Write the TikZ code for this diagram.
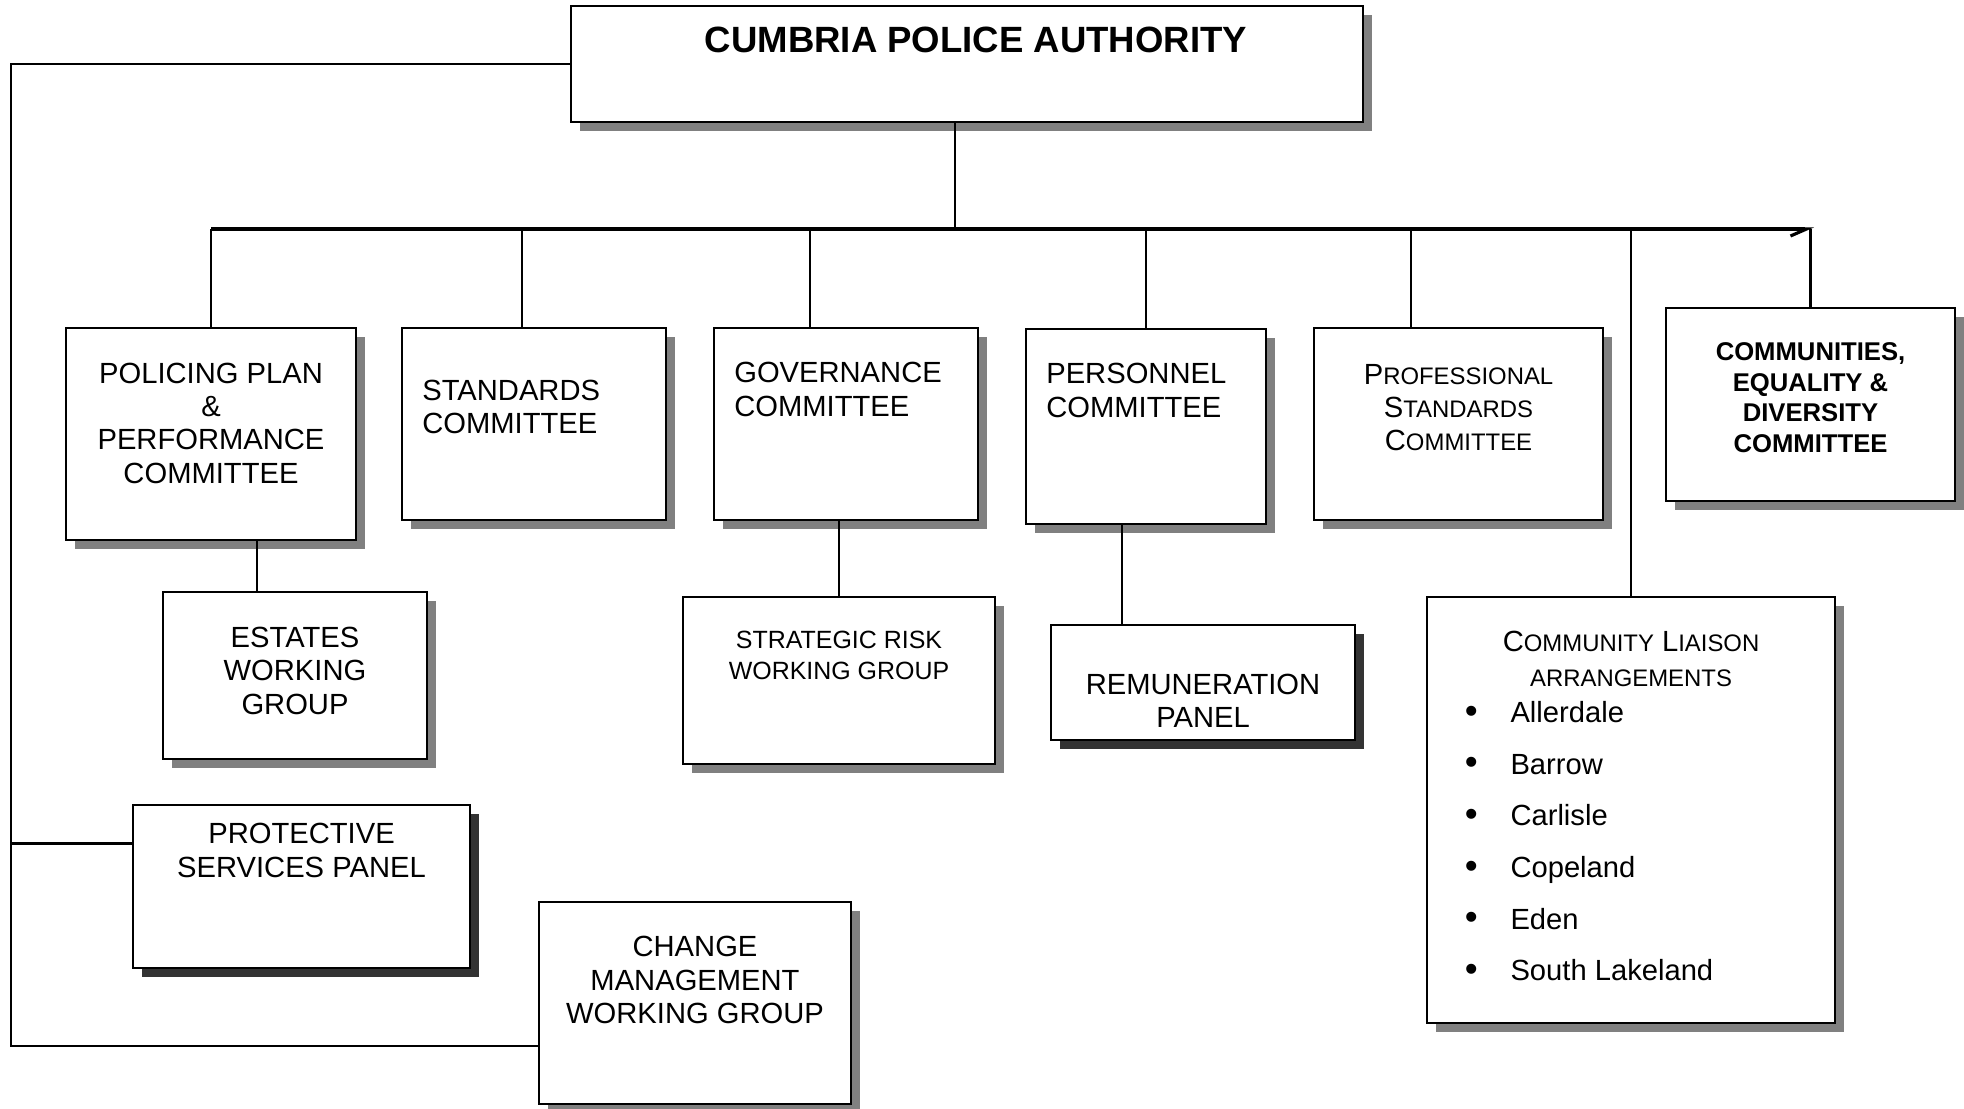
\documentclass[tikz,border=0pt]{standalone}
\usepackage{fontspec}
\setmainfont{Liberation Sans}
\usepackage{tikz}
\usetikzlibrary{arrows.meta,shadows,positioning,calc}
\definecolor{shadegray}{RGB}{128,128,128}
\definecolor{shadedark}{RGB}{51,51,51}
\newcommand{\sca}[1]{{\fontsize{6.8}{8}\selectfont #1}}
\newcommand{\blt}{\makebox[13pt][l]{\raisebox{-0.2pt}{\fontsize{10.5}{10}\selectfont\textbullet}}}

\begin{document}
\begin{tikzpicture}[
    unit/.style={rectangle, draw, fill=white, line width=0.8pt, inner sep=0pt,
        drop shadow={shadow xshift=0.09cm, shadow yshift=-0.09cm, fill=#1, opacity=1}},
    unit/.default=shadegray,
    txt/.style={align=center, inner sep=0pt, yshift=-0.025cm, font=\fontsize{8.3}{9.5}\selectfont},
    lefttxt/.style={txt, align=left},
    link/.style={line width=0.6pt},
    bus/.style={line width=0.9pt}
]
    \useasboundingbox (0,0) rectangle (19.64,-11.08);

    \node[unit, minimum width=7.92cm, minimum height=1.16cm] (cpa) at (9.67,-0.64) {};
    \node[txt, font=\fontsize{10.4}{12}\selectfont\bfseries] (cpa-t) at ([xshift=0.09cm, yshift=-0.33cm]cpa.north) {CUMBRIA POLICE AUTHORITY};

    \node[unit, minimum width=2.90cm, minimum height=2.12cm] (policing) at (2.11,-4.34) {};
    \node[txt] (policing-t) at ([yshift=-0.94cm]policing.north) {POLICING PLAN\\\&\\PERFORMANCE\\COMMITTEE};

    \node[unit, minimum width=2.64cm, minimum height=1.92cm] (standards) at (5.34,-4.24) {};
    \node[lefttxt, anchor=west] (standards-t) at ([xshift=0.21cm, yshift=-0.78cm]standards.north west) {STANDARDS\\COMMITTEE};

    \node[unit, minimum width=2.64cm, minimum height=1.92cm] (governance) at (8.46,-4.24) {};
    \node[lefttxt, anchor=west] (governance-t) at ([xshift=0.21cm, yshift=-0.605cm]governance.north west) {GOVERNANCE\\COMMITTEE};

    \node[unit, minimum width=2.40cm, minimum height=1.95cm] (personnel) at (11.46,-4.265) {};
    \node[lefttxt, anchor=west] (personnel-t) at ([xshift=0.21cm, yshift=-0.605cm]personnel.north west) {PERSONNEL\\COMMITTEE};

    \node[unit, minimum width=2.89cm, minimum height=1.92cm] (profstd) at (14.585,-4.24) {};
    \node[txt] (profstd-t) at ([yshift=-0.785cm]profstd.north) {P\sca{ROFESSIONAL}\\S\sca{TANDARDS}\\C\sca{OMMITTEE}};

    \node[unit, minimum width=2.89cm, minimum height=1.93cm] (equality) at (18.105,-4.045) {};
    \node[txt, font=\fontsize{7.3}{8.7}\selectfont\bfseries] (equality-t) at ([yshift=-0.885cm]equality.north) {COMMUNITIES,\\EQUALITY \&\\DIVERSITY\\COMMITTEE};

    \node[unit, minimum width=2.64cm, minimum height=1.67cm] (estates) at (2.95,-6.755) {};
    \node[txt] (estates-t) at ([yshift=-0.775cm]estates.north) {ESTATES\\WORKING\\GROUP};

    \node[unit, minimum width=3.12cm, minimum height=1.67cm] (risk) at (8.39,-6.805) {};
    \node[txt, font=\fontsize{7.1}{8.8}\selectfont] (risk-t) at ([yshift=-0.575cm]risk.north) {STRATEGIC RISK\\WORKING GROUP};

    \node[unit=shadedark, minimum width=3.04cm, minimum height=1.15cm] (remuneration) at (12.03,-6.825) {};
    \node[txt] (remuneration-t) at ([yshift=-0.745cm]remuneration.north) {REMUNERATION\\PANEL};

    \node[unit, minimum width=4.08cm, minimum height=4.26cm] (liaison) at (16.31,-8.10) {};
    \node[txt, font=\fontsize{8.3}{9.9}\selectfont] (liaison-t) at ([yshift=-0.605cm]liaison.north) {C\sca{OMMUNITY} L\sca{IAISON}\\\sca{ARRANGEMENTS}};
    \node[lefttxt, anchor=north west, font=\fontsize{8.3}{14.7}\selectfont] (districts) at ([xshift=0.385cm, yshift=-1.025cm]liaison.north west)
        {\blt Allerdale\\
         \blt Barrow\\
         \blt Carlisle\\
         \blt Copeland\\
         \blt Eden\\
         \blt South Lakeland};

    \node[unit=shadedark, minimum width=3.37cm, minimum height=1.63cm] (protective) at (3.015,-8.865) {};
    \node[txt] (protective-t) at ([yshift=-0.445cm]protective.north) {PROTECTIVE\\SERVICES PANEL};

    \node[unit, minimum width=3.12cm, minimum height=2.02cm] (change) at (6.95,-10.03) {};
    \node[txt] (change-t) at ([yshift=-0.77cm]change.north) {CHANGE\\MANAGEMENT\\WORKING GROUP};

    \coordinate (busL) at (2.11,-2.29);
    \coordinate (busR) at (18.14,-2.29);
    \coordinate (cpa-out) at ([xshift=-0.12cm]cpa.south);
    \coordinate (standards-in) at ([xshift=-0.12cm]standards.north);
    \coordinate (governance-in) at ([xshift=-0.36cm]governance.north);
    \coordinate (profstd-in) at ([xshift=-0.475cm]profstd.north);
    \coordinate (estates-in) at ([xshift=-0.38cm]estates.north);
    \coordinate (remuneration-in) at ([xshift=-0.81cm]remuneration.north);
    \coordinate (protective-in) at ([yshift=0.43cm]protective.west);
    \coordinate (rail) at (0.11,-10.46);

    \draw[bus, -{Straight Barb[right, length=1.6mm, width=1.4mm]}] (busL) -- (busR);
    \draw[link] (cpa-out) -- (cpa-out |- busL);
    \foreach \n in {policing.north, standards-in, governance-in, personnel.north, profstd-in, liaison.north, equality.north}
        \draw[link] (\n) -- (\n |- busL);

    \draw[link] (estates-in) -- (estates-in |- policing.south);
    \draw[link] (risk.north) -- (risk.north |- governance.south);
    \draw[link] (remuneration-in) -- (remuneration-in |- personnel.south);

    \draw[link] (cpa.west) -| (rail) -- (rail -| change.west);
    \draw[link] (protective-in) -- (protective-in -| rail);
\end{tikzpicture}
\end{document}
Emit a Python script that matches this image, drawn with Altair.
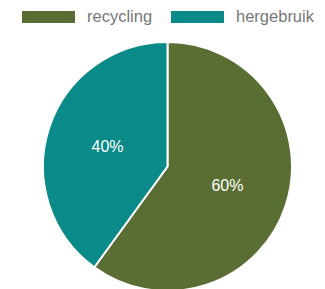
import altair as alt
import pandas as pd

categories = ["recycling", "hergebruik"]
values = [60, 40]
labels = ["60%", "40%"]
order = [0, 1]
colors = ["#5a6e34", "#0a8a88"]

df = pd.DataFrame({"categorie": categories, "waarde": values, "label": labels, "volgorde": order})

FONT = "Liberation Sans"
TOP = 30

base = alt.Chart(df).encode(
    theta=alt.Theta("waarde:Q", stack=True),
    order=alt.Order("volgorde:Q"),
    x=alt.value(159.5),
    y=alt.value(158.5 - TOP),
)

arcs = base.mark_arc(outerRadius=124.5, stroke="white", strokeWidth=2).encode(
    color=alt.Color(
        "categorie:N",
        scale=alt.Scale(domain=categories, range=colors),
        legend=alt.Legend(
            orient="none",
            legendX=14,
            legendY=-17.5 - TOP,
            direction="horizontal",
            title=None,
            symbolType="M-1,-0.226L1,-0.226L1,0.226L-1,0.226Z",
            symbolSize=2809,
            symbolStrokeWidth=0,
            labelFontSize=16.5,
            labelFont=FONT,
            labelColor="#777777",
            labelOffset=12,
            columnPadding=18,
        ),
    )
)

texts = base.mark_text(radius=63, fontSize=16, font=FONT, color="white").encode(
    text="label:N"
)

chart = (
    alt.layer(arcs, texts)
    .properties(
        width=309,
        height=281 - TOP,
        padding={"top": TOP, "left": 0, "right": 0, "bottom": 0},
        autosize=alt.AutoSizeParams(type="none"),
    )
    .configure_view(stroke=None)
)

chart.save("out.html", embed_options={"renderer": "svg", "actions": False})
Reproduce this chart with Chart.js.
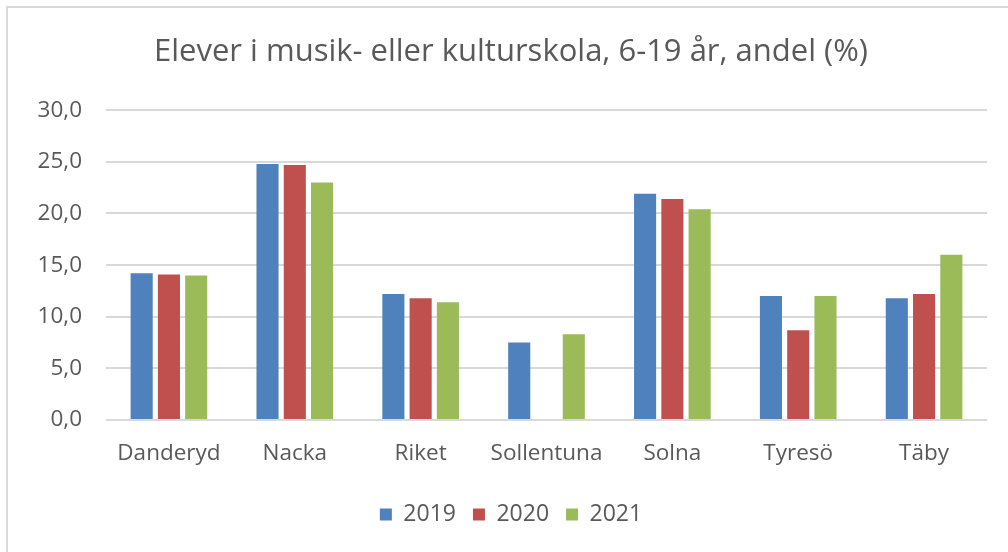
<!DOCTYPE html>
<html>
<head>
<meta charset="utf-8">
<script src="https://cdn.jsdelivr.net/npm/chart.js@4/dist/chart.umd.min.js"></script>
<style>
  html, body { margin: 0; padding: 0; background: #fff; }
  #wrap { width: 1008px; height: 552px; position: relative; }
</style>
</head>
<body>
<div id="wrap"><canvas id="grafik"></canvas></div>
<script>
const kommuner = ["Danderyd", "Nacka", "Riket", "Sollentuna", "Solna", "Tyresö", "Täby"];
const ar = ["2019", "2020", "2021"];
const andel2019 = [14.2, 24.8, 12.2, 7.5, 21.9, 12.0, 11.8];
const andel2020 = [14.1, 24.7, 11.8, null, 21.4, 8.7, 12.2];
const andel2021 = [14.0, 23.0, 11.4, 8.3, 20.4, 12.0, 16.0];
const yTicks = [0, 5, 10, 15, 20, 25, 30];

const farger = ["#4f81bd", "#c0504d", "#9bbb59"];
const textFarg = "#595959";
const typsnitt = "'Open Sans', 'Noto Sans', sans-serif";

// ram runt diagrammet (som i Excel)
const ram = {
  id: "ram",
  beforeDraw(chart) {
    const ctx = chart.ctx;
    ctx.save();
    ctx.strokeStyle = "#d9d9d9";
    ctx.lineWidth = 2;
    ctx.strokeRect(7, 7, 1100, 700);
    ctx.restore();
  }
};

new Chart(document.getElementById("grafik"), {
  type: "bar",
  data: {
    labels: kommuner,
    datasets: [andel2019, andel2020, andel2021].map((d, i) => ({
      label: ar[i],
      data: d,
      backgroundColor: farger[i],
      categoryPercentage: 0.65,
      barPercentage: 0.81
    }))
  },
  options: {
    responsive: true,
    maintainAspectRatio: false,
    animation: false,
    layout: { padding: { left: 35, right: 21, top: 0, bottom: 16 } },
    plugins: {
      title: {
        display: true,
        text: "Elever i musik- eller kulturskola, 6-19 år, andel (%)",
        color: textFarg,
        font: { family: typsnitt, size: 31, weight: "normal" },
        padding: { top: 34, bottom: 39 }
      },
      legend: {
        position: "bottom",
        labels: {
          color: textFarg,
          font: { family: typsnitt, size: 23 },
          boxWidth: 12,
          boxHeight: 12,
          padding: 17
        }
      },
      tooltip: { enabled: false }
    },
    scales: {
      x: {
        grid: { display: false },
        border: { display: false },
        afterFit(scale) {
          scale.height += 7;
        },
        ticks: {
          color: textFarg,
          font: { family: typsnitt, size: 22.5 },
          padding: 12,
          maxRotation: 0
        }
      },
      y: {
        min: 0,
        max: 30,
        afterBuildTicks(scale) {
          scale.ticks = yTicks.map(v => ({ value: v }));
        },
        afterFit(scale) {
          scale.width = 71;
        },
        grid: { color: "#d9d9d9", lineWidth: 2, drawTicks: false },
        border: { display: false },
        ticks: {
          color: textFarg,
          font: { family: typsnitt, size: 22.5 },
          padding: 24,
          callback: v => v.toFixed(1).replace(".", ",")
        }
      }
    }
  },
  plugins: [ram]
});
</script>
</body>
</html>
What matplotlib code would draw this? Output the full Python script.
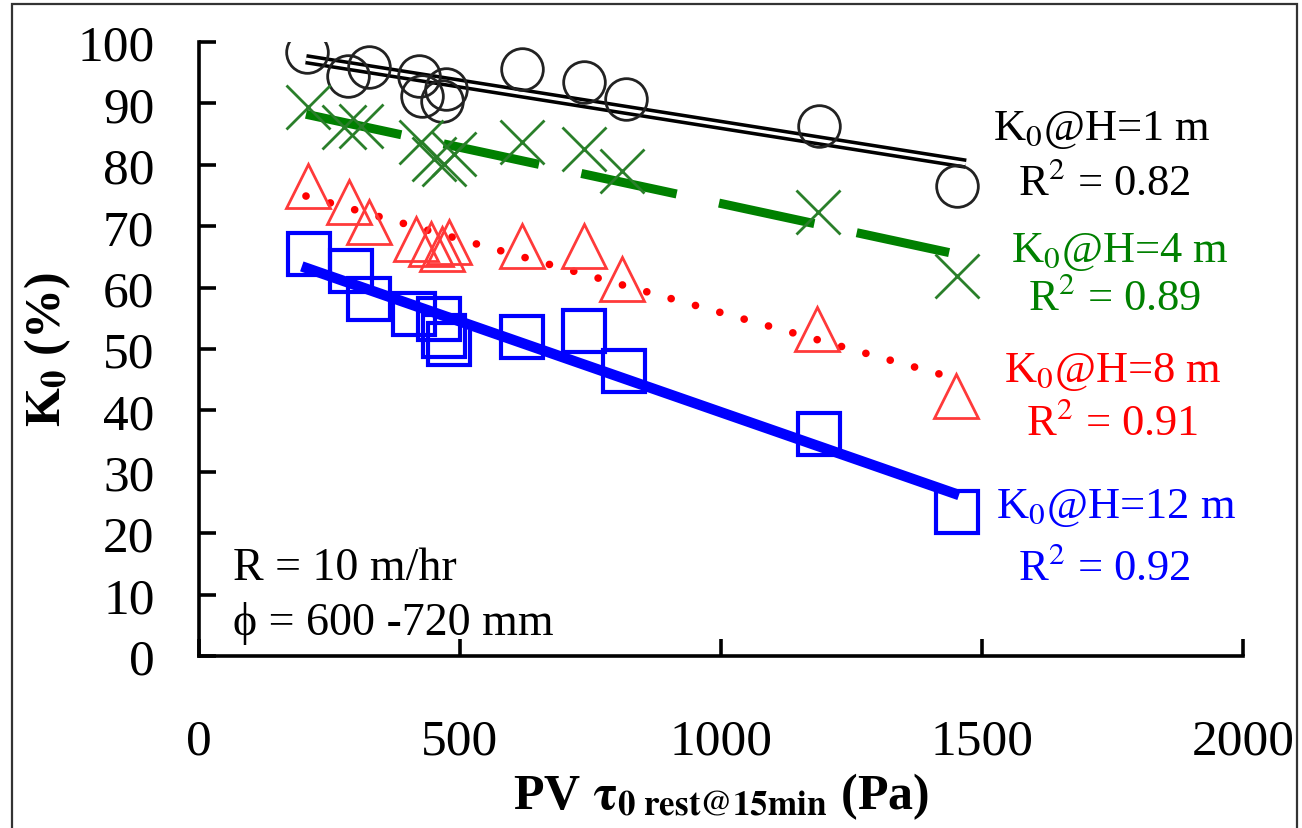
import numpy as np
import matplotlib
matplotlib.use("Agg")
import matplotlib.pyplot as plt
from matplotlib.patches import Rectangle

plt.rcParams['font.family'] = ['Liberation Serif', 'DejaVu Serif']
plt.rcParams['mathtext.fontset'] = 'stix'

# ---- data ----
x_h1 = [207, 285, 326, 421, 427, 466, 473, 619, 738, 818, 1188, 1452]
y_h1 = [98.4, 94.5, 95.9, 94.5, 91.2, 90.4, 92.3, 95.6, 93.5, 90.7, 86.3, 76.5]

x_h4 = [209, 278, 310, 425, 450, 469, 488, 619, 738, 810, 1186, 1452]
y_h4 = [89.4, 86.2, 86.3, 83.7, 81.0, 80.1, 81.8, 83.7, 82.6, 79.0, 72.3, 61.9]

x_h8 = [209, 287, 326, 416, 444, 466, 479, 619, 738, 810, 1184, 1450]
y_h8 = [76.5, 73.9, 70.7, 67.9, 67.1, 66.3, 67.4, 66.8, 66.8, 61.4, 53.3, 42.3]

x_h12 = [211, 291, 326, 412, 460, 469, 479, 619, 738, 814, 1188, 1452]
y_h12 = [65.5, 62.7, 58.1, 55.7, 54.9, 52.1, 50.8, 52.0, 52.9, 46.4, 36.2, 23.5]

# x extent of each trendline as drawn in the picture
trend_x_h1 = [205, 1469]
trend_x_h4 = [205, 1437]
trend_x_h8 = [205, 1435]
trend_x_h12 = [197, 1456]

series_labels = ['K$_0$@H=1 m', 'K$_0$@H=4 m', 'K$_0$@H=8 m', 'K$_0$@H=12 m']
r2_labels = ['R$^2$ = 0.82', 'R$^2$ = 0.89', 'R$^2$ = 0.91', 'R$^2$ = 0.92']
x_ticks = [0, 500, 1000, 1500, 2000]
y_ticks = [0, 10, 20, 30, 40, 50, 60, 70, 80, 90, 100]

fig = plt.figure(figsize=(13.02, 8.29), dpi=100)
ax = fig.add_axes([0.1528, 0.2075, 0.8019, 0.7405])

def trend(x, y, xr):
    x = np.asarray(x, float); y = np.asarray(y, float)
    k, b = np.polyfit(x, y, 1)
    xs = np.asarray(xr, float)
    return xs, k * xs + b

# H=1 m : black circles, double line
xs, ys = trend(x_h1, y_h1, trend_x_h1)
ax.plot(xs, ys, color='black', lw=7.5, solid_capstyle='butt', zorder=2)
ax.plot(xs, ys, color='white', lw=2.4, solid_capstyle='butt', zorder=2.1)
ax.plot(x_h1, y_h1, 'o', ms=30, mfc='none', mec='#222222', mew=2.0, zorder=3)

# H=4 m : green x, dashed
xs, ys = trend(x_h4, y_h4, trend_x_h4)
ax.plot(xs, ys, color='#008000', lw=6.5, linestyle=(0, (10.8, 4.8)), dash_capstyle='butt', zorder=2)
ax.plot(x_h4, y_h4, 'x', ms=32, mec='#2a7f2a', mew=2.0, zorder=3)

# H=8 m : red triangles, dotted
xs, ys = trend(x_h8, y_h8, trend_x_h8)
ax.plot(xs, ys, color='#FF0000', lw=5.5, linestyle=(0, (0.01, 3.3)), dash_capstyle='round', zorder=2)
ax.plot(x_h8, y_h8, '^', ms=31, mfc='none', mec='#FF3a3a', mew=2.0, zorder=3)

# H=12 m : blue squares, solid
xs, ys = trend(x_h12, y_h12, trend_x_h12)
ax.plot(xs, ys, color='#0000FF', lw=7.5, solid_capstyle='butt', zorder=2)
ax.plot(x_h12, y_h12, 's', ms=30, mfc='none', mec='#0000FF', mew=3.0, zorder=3)

ax.set_xlim(0, 2000)
ax.set_ylim(0, 100)
ax.set_xticks(x_ticks)
ax.set_yticks(y_ticks)
for s in ['top', 'right']:
    ax.spines[s].set_visible(False)
for s in ['left', 'bottom']:
    ax.spines[s].set_linewidth(2.6)
ax.tick_params(axis='both', direction='in', width=2.6, length=12, labelsize=37)
ax.tick_params(axis='x', pad=45)
ax.tick_params(axis='y', pad=32)

ax.set_ylabel('K$_\\mathbf{0}$ (%)', fontsize=36, fontweight='bold', labelpad=3)
ax.set_xlabel(r'PV $\mathbf{\tau}_{\mathbf{0\ rest@15min}}$ (Pa)', fontsize=36, fontweight='bold', labelpad=4)

def dx(px):
    return (px - 200) / 0.5215

def dy(py):
    return (657 - py) / 6.14

cols = ['black', '#008000', '#FF0000', '#0000FF']
lab_pos = [(1102, 140), (1120, 262), (1113, 382), (1116, 518)]
r2_pos = [(1105, 195), (1115, 310), (1112, 435), (1105, 580)]
for lab, r2, c, p1, p2 in zip(series_labels, r2_labels, cols, lab_pos, r2_pos):
    ax.text(dx(p1[0]), dy(p1[1]), lab, color=c, fontsize=32, ha='center', va='baseline')
    ax.text(dx(p2[0]), dy(p2[1]), r2, color=c, fontsize=32, ha='center', va='baseline')

ax.text(dx(234), dy(580), 'R = 10 m/hr', fontsize=33, ha='left', va='baseline')
ax.text(dx(234), dy(635), 'ϕ = 600 -720 mm', fontsize=33, ha='left', va='baseline')

# outer frame
fig.patches.append(Rectangle((12 / 1302, -0.05), (1297 - 12) / 1302, 1.05 - 5 / 829,
                             transform=fig.transFigure, fill=False, lw=1.6,
                             edgecolor='#333333', zorder=0))

fig.savefig('out.png', dpi=100)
::::::::
- TASK TO CARRY OUT -
Do not include pictures. Give again exactly the lines starting at the one with "What matplotlib code" and ending at the one with "ax = fig.add_axes([0.1528, 0.2075, 0.8019, 0.7405])", both included.

- PROBLEM SOLUTION -
What matplotlib code would draw this? Output the full Python script.
import numpy as np
import matplotlib
matplotlib.use("Agg")
import matplotlib.pyplot as plt
from matplotlib.patches import Rectangle

plt.rcParams['font.family'] = ['Liberation Serif', 'DejaVu Serif']
plt.rcParams['mathtext.fontset'] = 'stix'

# ---- data ----
x_h1 = [207, 285, 326, 421, 427, 466, 473, 619, 738, 818, 1188, 1452]
y_h1 = [98.4, 94.5, 95.9, 94.5, 91.2, 90.4, 92.3, 95.6, 93.5, 90.7, 86.3, 76.5]

x_h4 = [209, 278, 310, 425, 450, 469, 488, 619, 738, 810, 1186, 1452]
y_h4 = [89.4, 86.2, 86.3, 83.7, 81.0, 80.1, 81.8, 83.7, 82.6, 79.0, 72.3, 61.9]

x_h8 = [209, 287, 326, 416, 444, 466, 479, 619, 738, 810, 1184, 1450]
y_h8 = [76.5, 73.9, 70.7, 67.9, 67.1, 66.3, 67.4, 66.8, 66.8, 61.4, 53.3, 42.3]

x_h12 = [211, 291, 326, 412, 460, 469, 479, 619, 738, 814, 1188, 1452]
y_h12 = [65.5, 62.7, 58.1, 55.7, 54.9, 52.1, 50.8, 52.0, 52.9, 46.4, 36.2, 23.5]

# x extent of each trendline as drawn in the picture
trend_x_h1 = [205, 1469]
trend_x_h4 = [205, 1437]
trend_x_h8 = [205, 1435]
trend_x_h12 = [197, 1456]

series_labels = ['K$_0$@H=1 m', 'K$_0$@H=4 m', 'K$_0$@H=8 m', 'K$_0$@H=12 m']
r2_labels = ['R$^2$ = 0.82', 'R$^2$ = 0.89', 'R$^2$ = 0.91', 'R$^2$ = 0.92']
x_ticks = [0, 500, 1000, 1500, 2000]
y_ticks = [0, 10, 20, 30, 40, 50, 60, 70, 80, 90, 100]

fig = plt.figure(figsize=(13.02, 8.29), dpi=100)
ax = fig.add_axes([0.1528, 0.2075, 0.8019, 0.7405])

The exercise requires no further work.